Ich spreche dabei immer noch von subjektiver Wahrnehmung und von Intuition. Das Wort "Maß" deutet darauf hin, daß es da etwas zu "messen" gäbe, und dies wird zumeist unmittelbar mit rationalem Denken verknüpft. Das rationale Denken kann aber dazu herhalten, vieles zu rechtfertigen und eine ganze Menge von fürchterlichem Unsinn gleich mit dazu. Es gibt noch andere Kriterien, die als "nicht objektiv meßbar" bezeichnet werden — subjektive also. Dennoch sind diese wahrnehmbar! Zwar läßt sich über Geschmack viel und trefflich streiten, aber dennoch ist auch diese subjektive Wahrnehmung in den meisten Fällen überraschend ähnlich. Solange ihr Gehirn nicht völlig von abstrakten Konzepten und entlegenen Theorien vernebelt ist, nehmen Menschen verblüffend ähnlich wahr. Die Reaktion auf ein menschenfreundlich gestaltetes Gebäude ist zumeist genau so einhellig wie die auf ein abweisend und fremd wirkendes Bauwerk.

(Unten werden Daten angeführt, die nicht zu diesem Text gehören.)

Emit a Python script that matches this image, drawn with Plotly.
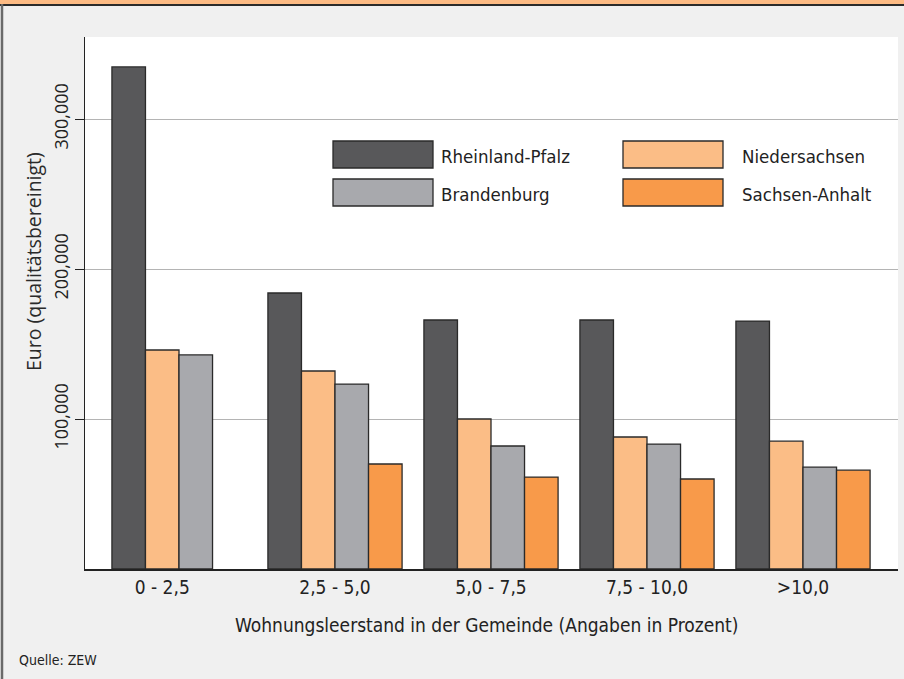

Die Frage ist immer nur: Verlassen wir uns auf unsere unmittelbare Wahrnehmung, oder lassen wir uns verunsichern durch scheinbar überlegene Kriterien, die mit einem imposanten Anspruchsdünkel auftreten? Der Dünkel sieht oft auf den ersten Blick wissender und klüger aus, aber woher kommt das? Die Eitelkeit der einen spricht die Eitelkeit der anderen an — Menschen, die ihrer eigenen Erkenntnisfähigkeit nicht mehr trauen, sind leicht zu unechtem Fassadendenken verführbar, wie die tiefsinnige Parabel von "Des Kaisers neuen Kleidern" sehr anschaulich zeigt. Man traut dem eigenen Empfinden nicht mehr, weil man nicht riskieren möchte, als dumm und inkompetent dazustehen.
Um wirklich herauszufinden, was die Wahrheit hinter all den schönen Worten und Behauptungen ist, kommen wir nicht umhin, uns wieder auf die eigene subjektive Beobachtung zu besinnen. Das Kriterium des Menschlichen Maßes stellt ein gutes und sehr praktisches Betätigungsfeld dafür bereit. Wir brauchen damit nur neu und vorurteilslos hinzuschauen, und unsere Wahrnehmung wird sich mit bemerkenswerter Geschwindigkeit von neuem zu schärfen und zu klären beginnen.